Task instructions.
Give back, exactly as written, the lines from the beginning of the listing through the one that contains "sphere_d = [54.9, 52.9, 52.2, 51.6, 52.9]".

—————

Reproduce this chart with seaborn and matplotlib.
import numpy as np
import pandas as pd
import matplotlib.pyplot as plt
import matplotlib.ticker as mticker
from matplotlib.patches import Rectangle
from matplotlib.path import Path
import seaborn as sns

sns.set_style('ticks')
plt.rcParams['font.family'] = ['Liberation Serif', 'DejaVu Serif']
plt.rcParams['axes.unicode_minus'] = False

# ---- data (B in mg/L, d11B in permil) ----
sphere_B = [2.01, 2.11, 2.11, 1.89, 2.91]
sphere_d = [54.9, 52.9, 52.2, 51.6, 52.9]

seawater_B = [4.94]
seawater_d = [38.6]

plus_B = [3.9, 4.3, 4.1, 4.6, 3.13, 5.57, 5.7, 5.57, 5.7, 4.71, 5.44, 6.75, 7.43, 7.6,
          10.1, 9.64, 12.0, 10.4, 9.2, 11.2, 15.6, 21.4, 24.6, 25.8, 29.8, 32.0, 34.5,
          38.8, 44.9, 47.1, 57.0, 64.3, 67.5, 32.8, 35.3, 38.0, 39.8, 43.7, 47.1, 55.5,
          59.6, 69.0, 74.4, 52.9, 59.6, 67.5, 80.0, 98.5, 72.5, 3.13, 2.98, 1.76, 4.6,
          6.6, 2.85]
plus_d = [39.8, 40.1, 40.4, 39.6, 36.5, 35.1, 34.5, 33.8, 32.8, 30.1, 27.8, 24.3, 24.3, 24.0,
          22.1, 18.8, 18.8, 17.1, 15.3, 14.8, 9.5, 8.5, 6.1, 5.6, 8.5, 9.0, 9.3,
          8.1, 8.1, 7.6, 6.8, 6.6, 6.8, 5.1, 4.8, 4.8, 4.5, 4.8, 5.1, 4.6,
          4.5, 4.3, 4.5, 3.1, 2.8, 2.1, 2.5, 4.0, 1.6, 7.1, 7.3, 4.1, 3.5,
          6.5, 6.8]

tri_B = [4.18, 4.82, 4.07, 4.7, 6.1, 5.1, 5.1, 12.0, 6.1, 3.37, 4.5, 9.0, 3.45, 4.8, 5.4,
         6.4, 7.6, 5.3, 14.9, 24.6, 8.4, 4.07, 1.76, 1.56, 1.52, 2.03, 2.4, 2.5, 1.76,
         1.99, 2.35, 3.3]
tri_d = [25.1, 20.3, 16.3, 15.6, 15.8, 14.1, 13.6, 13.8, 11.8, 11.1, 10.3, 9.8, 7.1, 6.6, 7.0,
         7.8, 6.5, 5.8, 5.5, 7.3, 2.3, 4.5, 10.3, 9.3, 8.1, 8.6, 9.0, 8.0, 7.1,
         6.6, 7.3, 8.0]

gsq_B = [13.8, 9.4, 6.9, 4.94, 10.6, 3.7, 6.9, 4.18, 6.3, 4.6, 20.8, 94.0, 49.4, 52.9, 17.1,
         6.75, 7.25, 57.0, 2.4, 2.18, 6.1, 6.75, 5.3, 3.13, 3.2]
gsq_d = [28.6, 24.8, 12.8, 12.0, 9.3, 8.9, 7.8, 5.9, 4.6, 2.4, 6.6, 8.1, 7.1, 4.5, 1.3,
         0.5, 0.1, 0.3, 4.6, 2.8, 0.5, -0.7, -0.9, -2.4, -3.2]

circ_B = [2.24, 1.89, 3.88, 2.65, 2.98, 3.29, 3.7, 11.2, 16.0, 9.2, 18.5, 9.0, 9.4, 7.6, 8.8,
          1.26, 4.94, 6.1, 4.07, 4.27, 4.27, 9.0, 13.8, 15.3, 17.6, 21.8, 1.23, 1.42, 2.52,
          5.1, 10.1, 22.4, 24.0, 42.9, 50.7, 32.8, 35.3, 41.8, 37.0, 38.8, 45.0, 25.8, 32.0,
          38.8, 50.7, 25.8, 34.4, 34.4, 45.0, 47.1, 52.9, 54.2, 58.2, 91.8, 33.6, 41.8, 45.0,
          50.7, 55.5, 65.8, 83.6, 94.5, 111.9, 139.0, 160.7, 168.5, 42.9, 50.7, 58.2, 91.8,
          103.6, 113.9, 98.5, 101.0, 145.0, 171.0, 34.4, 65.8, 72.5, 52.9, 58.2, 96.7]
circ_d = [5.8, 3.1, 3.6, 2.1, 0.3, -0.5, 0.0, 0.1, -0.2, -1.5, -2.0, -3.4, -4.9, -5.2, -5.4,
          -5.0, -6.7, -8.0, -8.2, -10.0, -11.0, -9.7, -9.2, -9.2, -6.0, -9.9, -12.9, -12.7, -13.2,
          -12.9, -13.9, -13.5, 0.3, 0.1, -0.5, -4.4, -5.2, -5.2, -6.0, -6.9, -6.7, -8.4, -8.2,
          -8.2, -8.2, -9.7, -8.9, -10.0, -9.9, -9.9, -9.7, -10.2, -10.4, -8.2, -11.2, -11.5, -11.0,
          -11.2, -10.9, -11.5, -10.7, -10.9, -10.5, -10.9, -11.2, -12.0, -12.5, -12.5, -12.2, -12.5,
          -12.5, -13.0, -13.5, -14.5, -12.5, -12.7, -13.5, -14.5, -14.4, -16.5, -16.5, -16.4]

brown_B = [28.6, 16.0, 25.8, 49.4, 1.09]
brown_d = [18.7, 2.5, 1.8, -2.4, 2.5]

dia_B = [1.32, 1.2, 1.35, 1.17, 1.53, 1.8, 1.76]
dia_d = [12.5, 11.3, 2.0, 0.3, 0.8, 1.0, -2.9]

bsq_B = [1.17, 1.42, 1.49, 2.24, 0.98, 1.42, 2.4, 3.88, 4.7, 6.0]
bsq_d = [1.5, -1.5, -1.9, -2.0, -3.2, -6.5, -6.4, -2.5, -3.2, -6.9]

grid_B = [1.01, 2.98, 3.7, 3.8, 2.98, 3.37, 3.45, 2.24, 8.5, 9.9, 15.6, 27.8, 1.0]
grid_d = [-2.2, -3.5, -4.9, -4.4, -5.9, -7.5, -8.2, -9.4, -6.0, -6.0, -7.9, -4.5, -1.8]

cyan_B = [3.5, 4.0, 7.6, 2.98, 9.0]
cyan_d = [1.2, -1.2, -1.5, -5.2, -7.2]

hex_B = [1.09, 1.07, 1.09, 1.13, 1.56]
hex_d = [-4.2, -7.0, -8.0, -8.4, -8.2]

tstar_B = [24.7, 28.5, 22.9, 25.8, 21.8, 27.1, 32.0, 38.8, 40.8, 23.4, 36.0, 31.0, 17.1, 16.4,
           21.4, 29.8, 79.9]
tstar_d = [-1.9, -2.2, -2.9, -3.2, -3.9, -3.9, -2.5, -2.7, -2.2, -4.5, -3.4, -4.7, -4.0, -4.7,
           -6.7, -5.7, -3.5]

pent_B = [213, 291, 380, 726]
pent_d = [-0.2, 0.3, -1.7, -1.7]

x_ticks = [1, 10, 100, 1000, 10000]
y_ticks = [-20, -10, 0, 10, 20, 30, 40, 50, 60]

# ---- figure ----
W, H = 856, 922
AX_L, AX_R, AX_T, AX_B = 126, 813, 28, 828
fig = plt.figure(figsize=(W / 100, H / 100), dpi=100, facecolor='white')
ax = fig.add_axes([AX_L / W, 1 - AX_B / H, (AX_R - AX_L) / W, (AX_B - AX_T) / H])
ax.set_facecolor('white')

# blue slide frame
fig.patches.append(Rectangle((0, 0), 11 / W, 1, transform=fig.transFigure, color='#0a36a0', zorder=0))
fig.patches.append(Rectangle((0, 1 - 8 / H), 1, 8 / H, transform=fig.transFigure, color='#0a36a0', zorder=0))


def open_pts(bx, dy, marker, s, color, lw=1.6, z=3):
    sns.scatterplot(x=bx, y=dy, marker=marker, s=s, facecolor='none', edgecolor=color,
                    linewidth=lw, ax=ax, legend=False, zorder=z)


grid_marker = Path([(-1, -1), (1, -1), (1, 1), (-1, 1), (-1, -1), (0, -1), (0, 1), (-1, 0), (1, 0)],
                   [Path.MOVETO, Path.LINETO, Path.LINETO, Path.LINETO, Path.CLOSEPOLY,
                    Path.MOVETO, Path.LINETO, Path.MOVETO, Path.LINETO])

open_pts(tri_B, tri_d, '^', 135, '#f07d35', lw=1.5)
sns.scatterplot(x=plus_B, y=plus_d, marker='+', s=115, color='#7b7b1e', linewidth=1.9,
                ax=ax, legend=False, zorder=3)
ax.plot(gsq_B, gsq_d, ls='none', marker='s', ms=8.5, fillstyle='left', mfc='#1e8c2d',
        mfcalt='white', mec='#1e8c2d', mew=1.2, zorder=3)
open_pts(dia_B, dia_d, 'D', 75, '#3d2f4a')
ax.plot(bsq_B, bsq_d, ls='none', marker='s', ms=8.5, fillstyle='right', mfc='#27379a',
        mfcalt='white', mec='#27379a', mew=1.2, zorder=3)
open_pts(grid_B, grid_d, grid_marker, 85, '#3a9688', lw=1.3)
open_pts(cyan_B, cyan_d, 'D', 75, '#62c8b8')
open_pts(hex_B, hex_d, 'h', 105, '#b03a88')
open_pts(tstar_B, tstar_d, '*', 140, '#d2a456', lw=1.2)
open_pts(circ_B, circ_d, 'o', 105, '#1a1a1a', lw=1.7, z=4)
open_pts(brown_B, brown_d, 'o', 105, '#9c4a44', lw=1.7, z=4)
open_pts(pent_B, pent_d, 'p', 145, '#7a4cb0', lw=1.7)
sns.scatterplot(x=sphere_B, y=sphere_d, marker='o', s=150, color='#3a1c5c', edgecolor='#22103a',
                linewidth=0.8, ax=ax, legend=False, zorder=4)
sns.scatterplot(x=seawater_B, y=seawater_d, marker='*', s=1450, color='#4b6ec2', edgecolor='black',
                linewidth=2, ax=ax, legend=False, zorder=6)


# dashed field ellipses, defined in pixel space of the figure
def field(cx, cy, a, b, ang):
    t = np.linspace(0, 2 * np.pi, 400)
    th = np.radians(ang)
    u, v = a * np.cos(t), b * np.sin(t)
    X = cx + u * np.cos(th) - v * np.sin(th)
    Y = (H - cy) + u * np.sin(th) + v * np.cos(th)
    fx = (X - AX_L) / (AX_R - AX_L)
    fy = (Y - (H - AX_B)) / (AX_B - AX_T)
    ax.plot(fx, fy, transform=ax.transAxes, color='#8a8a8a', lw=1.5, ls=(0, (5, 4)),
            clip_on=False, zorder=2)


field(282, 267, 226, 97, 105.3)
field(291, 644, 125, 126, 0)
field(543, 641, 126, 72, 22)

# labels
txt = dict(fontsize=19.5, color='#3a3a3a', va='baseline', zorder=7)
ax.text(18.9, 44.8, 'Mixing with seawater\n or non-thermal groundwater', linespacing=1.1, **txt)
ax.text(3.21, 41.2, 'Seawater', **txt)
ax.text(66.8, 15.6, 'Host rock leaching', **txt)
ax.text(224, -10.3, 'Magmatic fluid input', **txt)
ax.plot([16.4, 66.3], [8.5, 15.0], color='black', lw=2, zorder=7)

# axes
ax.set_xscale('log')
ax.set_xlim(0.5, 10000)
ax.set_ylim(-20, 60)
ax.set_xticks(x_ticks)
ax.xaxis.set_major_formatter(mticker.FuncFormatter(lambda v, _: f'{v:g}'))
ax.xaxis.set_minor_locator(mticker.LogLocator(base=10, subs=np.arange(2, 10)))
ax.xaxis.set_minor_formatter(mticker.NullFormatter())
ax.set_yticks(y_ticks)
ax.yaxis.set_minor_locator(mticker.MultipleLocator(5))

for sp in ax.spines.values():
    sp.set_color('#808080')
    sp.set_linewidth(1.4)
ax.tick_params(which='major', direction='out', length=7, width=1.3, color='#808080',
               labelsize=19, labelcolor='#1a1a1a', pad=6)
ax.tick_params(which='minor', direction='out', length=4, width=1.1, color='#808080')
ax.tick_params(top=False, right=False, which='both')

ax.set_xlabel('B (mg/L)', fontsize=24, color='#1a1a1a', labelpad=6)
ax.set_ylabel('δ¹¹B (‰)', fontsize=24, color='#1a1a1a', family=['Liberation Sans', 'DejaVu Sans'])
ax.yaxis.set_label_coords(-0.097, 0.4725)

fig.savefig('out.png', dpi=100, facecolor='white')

—————

Solution.
Reproduce this chart with seaborn and matplotlib.
import numpy as np
import pandas as pd
import matplotlib.pyplot as plt
import matplotlib.ticker as mticker
from matplotlib.patches import Rectangle
from matplotlib.path import Path
import seaborn as sns

sns.set_style('ticks')
plt.rcParams['font.family'] = ['Liberation Serif', 'DejaVu Serif']
plt.rcParams['axes.unicode_minus'] = False

# ---- data (B in mg/L, d11B in permil) ----
sphere_B = [2.01, 2.11, 2.11, 1.89, 2.91]
sphere_d = [54.9, 52.9, 52.2, 51.6, 52.9]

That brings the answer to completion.